Starting at the first line of the listing below, repeat each line exactly until the line containing "const xTicks = [1000, 1200, 1400, 1600, 1800, 2000];", which you include. Leave out pictures.

* * *

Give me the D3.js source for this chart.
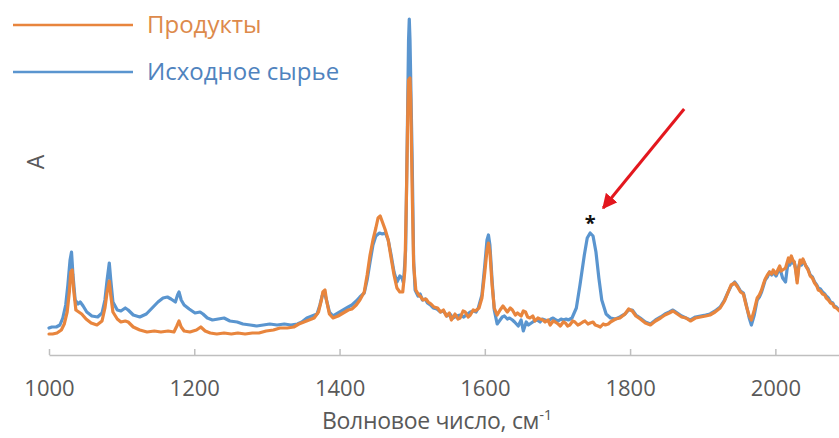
<!DOCTYPE html>
<html>
<head>
<meta charset="utf-8">
<script src="https://cdn.jsdelivr.net/npm/d3@7"></script>
<style>
  html, body { margin: 0; padding: 0; background: #fff; overflow: hidden; }
  svg { display: block; font-family: "Open Sans", "Noto Sans", sans-serif; }
</style>
</head>
<body>
<svg id="chart" width="839" height="438"></svg>
<script>
// Spectrum: wavenumber (cm-1) vs absorbance (arbitrary units)
const seriesNames = ["Продукты", "Исходное сырье"];
const seriesColors = ["#E8853D", "#5A95CF"];
const legendTextColors = ["#DD8A4B", "#4F83BE"];
const xTicks = [1000, 1200, 1400, 1600, 1800, 2000];

// Исходное сырье
const feedstock = [
  [1000,27],[1004,28],[1010,28],[1015,30],[1019,37],[1023,50],[1026,70],[1029,95],[1031,103],[1033,80],
  [1036,55],[1040,51],[1043,53],[1047,49],[1052,43],[1059,39],[1067,38],[1073,42],[1077,55],[1080,75],
  [1083,92],[1085,75],[1088,53],[1094,45],[1099,44],[1105,47],[1109,45],[1116,40],[1125,38],[1134,41],
  [1142,47],[1150,53],[1157,57],[1163,58],[1168,56],[1174,53],[1177,60],[1179,63],[1182,55],[1186,50],
  [1193,46],[1201,42],[1208,43],[1212,41],[1218,37],[1225,35],[1233,36],[1241,37],[1249,34],[1259,33],
  [1267,31],[1277,30],[1286,29],[1295,30],[1304,31],[1314,30],[1324,31],[1333,30],[1342,31],[1348,33],
  [1355,37],[1362,39],[1369,41],[1373,50],[1376,59],[1379,63],[1382,55],[1386,43],[1391,39],[1398,42],
  [1405,45],[1412,48],[1417,50],[1423,54],[1428,58],[1434,62],[1438,75],[1442,93],[1446,110],[1450,119],
  [1455,122],[1459,121],[1463,122],[1467,115],[1471,100],[1475,83],[1479,73],[1483,79],[1486,77],[1488,72],
  [1491,105],[1493,205],[1495,315],[1496,336],[1497,315],[1500,195],[1502,95],[1504,65],[1508,59],[1511,61],
  [1514,55],[1518,56],[1521,52],[1525,50],[1529,47],[1534,46],[1539,43],[1543,44],[1548,39],[1552,41],
  [1556,37],[1561,39],[1566,40],[1571,38],[1576,41],[1580,43],[1584,44],[1588,43],[1591,47],[1596,60],
  [1600,90],[1603,115],[1605,120],[1607,110],[1610,75],[1613,45],[1617,31],[1621,35],[1624,38],[1627,39],
  [1631,36],[1634,37],[1638,35],[1641,33],[1646,29],[1650,35],[1653,24],[1657,33],[1660,30],[1664,32],
  [1668,34],[1672,35],[1676,33],[1679,36],[1683,35],[1687,34],[1691,36],[1694,37],[1698,35],[1701,34],
  [1705,36],[1708,35],[1712,36],[1715,35],[1720,37],[1726,47],[1731,70],[1737,100],[1741,117],[1745,122],
  [1749,119],[1753,103],[1757,77],[1761,55],[1767,41],[1773,37],[1780,36],[1786,38],[1793,41],[1798,45],
  [1803,45],[1808,40],[1814,37],[1821,33],[1828,31],[1835,35],[1842,38],[1848,41],[1854,43],[1859,45],
  [1865,42],[1871,39],[1877,37],[1883,35],[1890,38],[1897,39],[1904,40],[1910,41],[1917,44],[1924,48],
  [1930,55],[1935,63],[1939,69],[1944,73],[1948,69],[1952,64],[1956,62],[1960,50],[1964,37],[1967,30],
  [1971,40],[1975,55],[1978,58],[1981,63],[1984,70],[1986,75],[1989,78],[1992,83],[1995,80],[1997,83],
  [2001,79],[2004,84],[2006,87],[2008,82],[2010,77],[2014,73],[2016,85],[2018,93],[2020,90],[2022,98],
  [2024,92],[2026,93],[2028,86],[2030,75],[2032,88],[2034,93],[2036,90],[2038,95],[2042,89],[2045,86],
  [2048,80],[2051,78],[2054,73],[2057,70],[2059,67],[2062,66],[2065,63],[2068,61],[2070,59],[2073,57],
  [2076,53],[2079,52],[2081,49],[2084,48],[2088,45]
];

// Продукты
const products = [
  [1000,21],[1005,21],[1011,22],[1017,25],[1021,31],[1025,43],[1028,63],[1030,83],[1032,85],[1034,65],
  [1037,45],[1041,43],[1045,41],[1051,36],[1058,32],[1066,30],[1073,34],[1077,47],[1080,63],[1083,74],
  [1085,60],[1088,43],[1094,36],[1099,33],[1105,34],[1109,33],[1116,28],[1125,25],[1135,23],[1145,24],
  [1154,23],[1164,24],[1172,23],[1176,29],[1179,34],[1182,28],[1186,24],[1194,23],[1203,25],[1209,28],
  [1215,24],[1222,22],[1231,21],[1241,22],[1251,21],[1260,22],[1270,21],[1280,22],[1289,22],[1299,24],
  [1309,25],[1318,27],[1328,27],[1337,28],[1344,31],[1351,33],[1358,35],[1365,37],[1371,43],[1375,55],
  [1377,63],[1380,65],[1382,55],[1386,41],[1391,37],[1398,39],[1405,42],[1412,45],[1417,46],[1423,50],
  [1428,55],[1434,63],[1438,80],[1442,100],[1446,115],[1450,127],[1453,137],[1456,139],[1459,133],[1463,125],
  [1467,115],[1471,97],[1475,80],[1479,67],[1483,63],[1487,63],[1490,85],[1492,155],[1494,245],[1495,275],
  [1497,277],[1498,255],[1500,165],[1502,90],[1505,65],[1509,60],[1512,58],[1515,55],[1519,56],[1522,53],
  [1526,51],[1530,48],[1535,47],[1539,43],[1543,45],[1547,39],[1551,42],[1554,35],[1559,41],[1563,36],
  [1566,37],[1570,44],[1573,43],[1577,38],[1580,40],[1584,45],[1587,44],[1592,47],[1596,57],[1600,83],
  [1603,105],[1605,112],[1607,103],[1610,70],[1613,47],[1617,40],[1621,45],[1625,49],[1628,46],[1631,43],
  [1635,47],[1638,45],[1642,40],[1645,42],[1650,39],[1653,44],[1656,43],[1659,38],[1662,37],[1666,39],
  [1669,34],[1673,37],[1676,36],[1680,35],[1683,33],[1687,35],[1690,30],[1694,34],[1697,33],[1701,31],
  [1704,29],[1708,33],[1711,32],[1714,29],[1717,30],[1721,34],[1724,33],[1728,30],[1731,31],[1735,33],
  [1738,34],[1742,31],[1745,32],[1749,33],[1752,30],[1756,29],[1759,28],[1763,31],[1766,30],[1770,31],
  [1773,33],[1780,36],[1786,37],[1793,41],[1798,46],[1803,44],[1808,39],[1814,36],[1821,32],[1828,30],
  [1835,34],[1842,37],[1848,40],[1854,42],[1859,44],[1865,41],[1871,38],[1877,37],[1883,34],[1890,37],
  [1897,38],[1904,39],[1910,40],[1917,43],[1924,47],[1930,54],[1935,63],[1939,70],[1944,72],[1948,68],
  [1952,63],[1956,61],[1960,49],[1964,39],[1967,35],[1971,45],[1975,57],[1978,60],[1981,65],[1984,72],
  [1986,76],[1989,80],[1992,83],[1995,81],[1997,85],[2001,81],[2004,86],[2006,89],[2008,84],[2010,85],
  [2014,87],[2016,92],[2018,97],[2020,93],[2022,99],[2024,95],[2026,93],[2028,84],[2030,72],[2032,86],
  [2034,95],[2036,92],[2038,96],[2042,89],[2045,85],[2048,79],[2051,77],[2054,72],[2057,69],[2059,65],
  [2062,64],[2065,61],[2068,60],[2070,57],[2073,55],[2076,52],[2079,51],[2081,48],[2084,47],[2088,44]
];

// Band marked with an asterisk (feedstock only)
const markedBand = [1745, 122];

const svg = d3.select("#chart");

const x = d3.scaleLinear().domain([1000, 2100]).range([49, 848]);
const y = d3.scaleLinear().domain([0, 340]).range([355, 15]);

// x axis with inward ticks
const xAxis = d3.axisBottom(x)
  .tickValues(xTicks)
  .tickFormat(d3.format("d"))
  .tickSizeInner(-6)
  .tickSizeOuter(0)
  .tickPadding(25);

const gx = svg.append("g")
  .attr("transform", `translate(0,${y(0)})`)
  .call(xAxis);
gx.select(".domain").attr("stroke", "#BFBFBF").attr("stroke-width", 1.5);
gx.selectAll(".tick line").attr("stroke", "#BFBFBF").attr("stroke-width", 1.5);
gx.selectAll(".tick text")
  .attr("fill", "#595959")
  .style("font-size", "22px")
  .style("font-family", "'Open Sans', sans-serif");

// axis titles
const xTitle = svg.append("text")
  .attr("x", 437)
  .attr("y", 429)
  .attr("text-anchor", "middle")
  .attr("fill", "#595959")
  .style("font-size", "23px")
  .style("letter-spacing", "-0.3px");
xTitle.append("tspan").text("Волновое число, см");
xTitle.append("tspan").attr("dy", -9).style("font-size", "15px").text("-1");

svg.append("text")
  .attr("transform", "translate(36,162) rotate(-90)")
  .attr("text-anchor", "middle")
  .attr("dy", "0.35em")
  .attr("fill", "#595959")
  .style("font-size", "23px")
  .text("A");

// spectra
const line = d3.line()
  .x(d => x(d[0]))
  .y(d => y(d[1]));

const plot = svg.append("g");
[[feedstock, seriesColors[1]], [products, seriesColors[0]]].forEach(([data, color]) => {
  plot.append("path")
    .datum(data)
    .attr("fill", "none")
    .attr("stroke", color)
    .attr("stroke-width", 3.2)
    .attr("stroke-linejoin", "round")
    .attr("stroke-linecap", "round")
    .attr("d", line);
});

// legend
const legend = svg.append("g");
seriesNames.forEach((name, i) => {
  const ly = 25 + i * 47;
  legend.append("line")
    .attr("x1", 13).attr("x2", 133)
    .attr("y1", ly).attr("y2", ly)
    .attr("stroke", seriesColors[i])
    .attr("stroke-width", 2.5);
  legend.append("text")
    .attr("x", 147)
    .attr("y", ly)
    .attr("dy", "0.35em")
    .attr("fill", legendTextColors[i])
    .style("font-size", "24px")
    .text(name);
});

// annotation: asterisk and red arrow pointing at the marked band
const starX = x(markedBand[0]);
const starBase = y(markedBand[1]) - 3;
svg.append("text")
  .attr("x", starX)
  .attr("y", starBase)
  .attr("text-anchor", "middle")
  .attr("fill", "#111")
  .style("font-size", "20px")
  .style("font-weight", "bold")
  .text("*");

svg.append("defs").append("marker")
  .attr("id", "arrowhead")
  .attr("viewBox", "0 0 10 10")
  .attr("refX", 9).attr("refY", 5)
  .attr("markerWidth", 5).attr("markerHeight", 5)
  .attr("markerUnits", "strokeWidth")
  .attr("orient", "auto")
  .append("path")
  .attr("d", "M0,0 L10,5 L0,10 Z")
  .attr("fill", "#E3171E");

svg.append("line")
  .attr("x1", starX + 94).attr("y1", 109)
  .attr("x2", starX + 13).attr("y2", 208)
  .attr("stroke", "#E3171E")
  .attr("stroke-width", 3)
  .attr("marker-end", "url(#arrowhead)");
</script>
</body>
</html>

* * *

[Correct answer]
Give me the D3.js source for this chart.
<!DOCTYPE html>
<html>
<head>
<meta charset="utf-8">
<script src="https://cdn.jsdelivr.net/npm/d3@7"></script>
<style>
  html, body { margin: 0; padding: 0; background: #fff; overflow: hidden; }
  svg { display: block; font-family: "Open Sans", "Noto Sans", sans-serif; }
</style>
</head>
<body>
<svg id="chart" width="839" height="438"></svg>
<script>
// Spectrum: wavenumber (cm-1) vs absorbance (arbitrary units)
const seriesNames = ["Продукты", "Исходное сырье"];
const seriesColors = ["#E8853D", "#5A95CF"];
const legendTextColors = ["#DD8A4B", "#4F83BE"];
const xTicks = [1000, 1200, 1400, 1600, 1800, 2000];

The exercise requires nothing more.